General · 19th January 2009
Erik Muller
The photo in this new section of Crossroads is not of a realtor's box with fliers about a great vintage bungalow for sale. No, it is filled with fifty sheets of a poem by an Oregon poet, free to the first fifty walkers who stop by and open the box. Every month there's a new offering.
So here is one means (and an easy one to duplicate) for getting fresh poetry delivered to neighbors.
To set up, all you need is such a box (mine cost about $25) and a post to attach it to (found in my garden supply stash). Then you need CSP, community supported poetry! You need poets you can invite to e-mail you something that might work for the seasons and keep the attention of fifty ambulatory readers. Fifty copies of the poem cost about $4.
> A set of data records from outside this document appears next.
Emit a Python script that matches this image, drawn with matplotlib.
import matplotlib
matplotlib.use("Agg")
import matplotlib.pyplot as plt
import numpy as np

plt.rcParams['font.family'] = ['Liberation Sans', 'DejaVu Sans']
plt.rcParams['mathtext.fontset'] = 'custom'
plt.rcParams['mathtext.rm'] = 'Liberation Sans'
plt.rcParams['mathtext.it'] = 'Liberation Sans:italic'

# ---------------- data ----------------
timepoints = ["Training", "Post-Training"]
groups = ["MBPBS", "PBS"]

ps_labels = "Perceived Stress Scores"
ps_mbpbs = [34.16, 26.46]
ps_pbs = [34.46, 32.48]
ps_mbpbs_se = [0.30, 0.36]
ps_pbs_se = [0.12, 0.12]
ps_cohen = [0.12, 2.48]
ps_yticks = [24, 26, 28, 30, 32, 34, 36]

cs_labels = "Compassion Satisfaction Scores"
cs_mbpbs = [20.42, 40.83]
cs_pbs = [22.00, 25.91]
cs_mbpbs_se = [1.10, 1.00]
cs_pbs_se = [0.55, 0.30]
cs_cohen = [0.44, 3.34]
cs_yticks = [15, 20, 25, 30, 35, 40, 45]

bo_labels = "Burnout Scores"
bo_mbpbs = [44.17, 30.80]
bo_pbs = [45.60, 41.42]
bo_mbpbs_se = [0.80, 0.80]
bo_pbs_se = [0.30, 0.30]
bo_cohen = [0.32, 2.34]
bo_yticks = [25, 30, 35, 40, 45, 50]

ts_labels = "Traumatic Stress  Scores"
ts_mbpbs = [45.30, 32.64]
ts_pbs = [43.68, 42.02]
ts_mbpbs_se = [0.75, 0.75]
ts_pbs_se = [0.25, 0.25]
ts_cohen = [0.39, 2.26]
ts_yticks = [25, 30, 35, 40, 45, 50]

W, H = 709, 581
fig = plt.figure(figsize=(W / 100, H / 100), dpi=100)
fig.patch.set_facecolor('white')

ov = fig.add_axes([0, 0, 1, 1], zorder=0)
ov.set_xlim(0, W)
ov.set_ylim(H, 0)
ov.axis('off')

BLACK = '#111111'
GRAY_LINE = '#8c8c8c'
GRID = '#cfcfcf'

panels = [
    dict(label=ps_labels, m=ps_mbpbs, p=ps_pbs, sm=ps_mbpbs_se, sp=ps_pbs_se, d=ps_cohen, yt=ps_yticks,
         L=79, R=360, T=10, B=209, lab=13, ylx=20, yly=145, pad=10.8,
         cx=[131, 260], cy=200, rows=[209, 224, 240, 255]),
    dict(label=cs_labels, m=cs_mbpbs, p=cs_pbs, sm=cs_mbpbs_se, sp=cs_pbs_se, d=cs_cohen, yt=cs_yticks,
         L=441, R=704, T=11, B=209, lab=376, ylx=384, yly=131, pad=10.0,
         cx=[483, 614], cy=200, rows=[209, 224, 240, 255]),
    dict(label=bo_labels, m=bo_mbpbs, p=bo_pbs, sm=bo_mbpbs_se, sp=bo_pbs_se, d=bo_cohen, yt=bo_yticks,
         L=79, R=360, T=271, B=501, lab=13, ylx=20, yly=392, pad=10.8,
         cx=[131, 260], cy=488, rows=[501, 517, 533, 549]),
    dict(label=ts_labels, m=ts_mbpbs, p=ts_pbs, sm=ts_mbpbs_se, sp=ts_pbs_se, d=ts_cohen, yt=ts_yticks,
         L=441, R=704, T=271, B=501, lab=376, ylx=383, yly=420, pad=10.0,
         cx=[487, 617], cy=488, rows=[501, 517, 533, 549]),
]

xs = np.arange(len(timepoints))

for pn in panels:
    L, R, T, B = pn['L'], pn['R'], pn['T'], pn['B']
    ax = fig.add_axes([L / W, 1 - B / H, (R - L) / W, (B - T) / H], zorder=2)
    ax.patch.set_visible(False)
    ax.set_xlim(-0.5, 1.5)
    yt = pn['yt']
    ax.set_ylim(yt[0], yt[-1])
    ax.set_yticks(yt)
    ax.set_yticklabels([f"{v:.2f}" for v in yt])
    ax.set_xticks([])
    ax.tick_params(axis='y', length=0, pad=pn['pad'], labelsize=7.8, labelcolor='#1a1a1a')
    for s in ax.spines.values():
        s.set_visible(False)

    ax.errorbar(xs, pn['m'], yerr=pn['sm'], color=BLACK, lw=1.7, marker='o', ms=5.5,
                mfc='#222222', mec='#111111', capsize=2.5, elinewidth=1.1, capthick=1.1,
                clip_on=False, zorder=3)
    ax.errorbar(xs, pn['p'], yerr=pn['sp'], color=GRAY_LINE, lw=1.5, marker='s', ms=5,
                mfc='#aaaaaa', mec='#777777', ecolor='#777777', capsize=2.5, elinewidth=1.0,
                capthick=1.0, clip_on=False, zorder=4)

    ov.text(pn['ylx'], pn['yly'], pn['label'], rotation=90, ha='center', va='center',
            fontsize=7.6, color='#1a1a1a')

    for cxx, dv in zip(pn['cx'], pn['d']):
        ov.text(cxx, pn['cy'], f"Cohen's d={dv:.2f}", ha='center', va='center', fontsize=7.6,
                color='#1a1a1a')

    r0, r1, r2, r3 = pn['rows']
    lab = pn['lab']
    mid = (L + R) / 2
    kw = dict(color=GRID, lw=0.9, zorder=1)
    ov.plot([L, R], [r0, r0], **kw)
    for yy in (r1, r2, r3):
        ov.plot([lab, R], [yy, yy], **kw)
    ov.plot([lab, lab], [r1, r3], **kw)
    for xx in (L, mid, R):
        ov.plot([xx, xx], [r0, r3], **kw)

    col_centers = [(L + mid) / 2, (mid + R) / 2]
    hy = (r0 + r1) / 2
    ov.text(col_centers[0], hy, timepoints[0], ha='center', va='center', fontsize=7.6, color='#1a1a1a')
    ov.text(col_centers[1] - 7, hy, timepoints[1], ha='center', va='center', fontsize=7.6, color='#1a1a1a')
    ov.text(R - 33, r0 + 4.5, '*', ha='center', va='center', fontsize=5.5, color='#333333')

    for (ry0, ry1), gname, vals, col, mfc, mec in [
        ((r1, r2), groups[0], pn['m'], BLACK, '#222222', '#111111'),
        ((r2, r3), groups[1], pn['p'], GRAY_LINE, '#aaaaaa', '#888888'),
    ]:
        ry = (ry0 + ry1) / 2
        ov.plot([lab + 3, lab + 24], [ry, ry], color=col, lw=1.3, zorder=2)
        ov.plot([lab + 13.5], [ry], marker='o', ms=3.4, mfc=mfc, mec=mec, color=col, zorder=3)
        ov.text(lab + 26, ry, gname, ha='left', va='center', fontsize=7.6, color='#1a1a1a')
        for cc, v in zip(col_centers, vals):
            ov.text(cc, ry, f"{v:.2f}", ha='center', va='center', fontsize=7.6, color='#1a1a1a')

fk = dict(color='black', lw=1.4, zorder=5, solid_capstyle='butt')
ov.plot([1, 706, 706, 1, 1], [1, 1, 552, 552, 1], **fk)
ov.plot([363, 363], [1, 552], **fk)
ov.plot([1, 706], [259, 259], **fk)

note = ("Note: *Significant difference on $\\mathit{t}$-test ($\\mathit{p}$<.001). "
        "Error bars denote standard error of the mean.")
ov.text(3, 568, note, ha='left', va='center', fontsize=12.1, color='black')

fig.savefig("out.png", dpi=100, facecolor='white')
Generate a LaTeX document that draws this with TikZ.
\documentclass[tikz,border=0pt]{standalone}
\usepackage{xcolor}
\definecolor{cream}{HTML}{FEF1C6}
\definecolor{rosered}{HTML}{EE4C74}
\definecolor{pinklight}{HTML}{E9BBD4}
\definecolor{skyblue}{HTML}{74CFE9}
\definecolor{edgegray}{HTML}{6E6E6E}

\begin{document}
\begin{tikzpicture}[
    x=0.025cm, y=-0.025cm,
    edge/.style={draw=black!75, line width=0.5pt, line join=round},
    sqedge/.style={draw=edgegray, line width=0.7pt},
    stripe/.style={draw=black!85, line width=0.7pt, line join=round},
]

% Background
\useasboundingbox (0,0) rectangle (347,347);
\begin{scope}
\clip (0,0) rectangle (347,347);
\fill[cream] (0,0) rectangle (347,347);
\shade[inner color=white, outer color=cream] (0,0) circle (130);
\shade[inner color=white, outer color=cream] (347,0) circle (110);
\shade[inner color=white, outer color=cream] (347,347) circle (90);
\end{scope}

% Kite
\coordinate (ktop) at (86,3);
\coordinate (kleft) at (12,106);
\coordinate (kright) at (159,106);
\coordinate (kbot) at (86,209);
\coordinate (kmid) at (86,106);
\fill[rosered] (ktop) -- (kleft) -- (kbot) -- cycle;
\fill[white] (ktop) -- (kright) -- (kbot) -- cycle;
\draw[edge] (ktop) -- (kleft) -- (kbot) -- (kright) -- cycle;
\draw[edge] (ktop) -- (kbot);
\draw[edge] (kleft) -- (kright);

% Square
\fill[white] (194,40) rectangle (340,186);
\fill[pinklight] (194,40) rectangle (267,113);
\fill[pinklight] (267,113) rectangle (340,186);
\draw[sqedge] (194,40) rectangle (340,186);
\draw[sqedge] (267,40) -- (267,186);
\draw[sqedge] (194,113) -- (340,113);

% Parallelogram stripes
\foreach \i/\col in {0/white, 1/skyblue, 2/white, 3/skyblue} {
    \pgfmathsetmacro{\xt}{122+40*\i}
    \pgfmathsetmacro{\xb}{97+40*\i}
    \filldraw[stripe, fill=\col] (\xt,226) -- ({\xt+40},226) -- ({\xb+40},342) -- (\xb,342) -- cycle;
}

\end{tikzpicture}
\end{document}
What other ways might we "green" the neighborhood with poetry? Or flash fiction, or jokes, or favorite photos? There could be a posting board or pole; there could be poems laid into new or repaired sidewalk, there could be tiles and placrads in yards that were attractive and readable from the sidewalk.
Rilke said, "Poets are the bees of the invisible." How fine it is to post the work of some of these bees, anchoring it in the ground, placing it right beside the flowering plants and bees of spring and summer!
Let me, Erik, know if these ideas appeal to you. What part do you want to play? Bee? Hive provider? Taster of honey?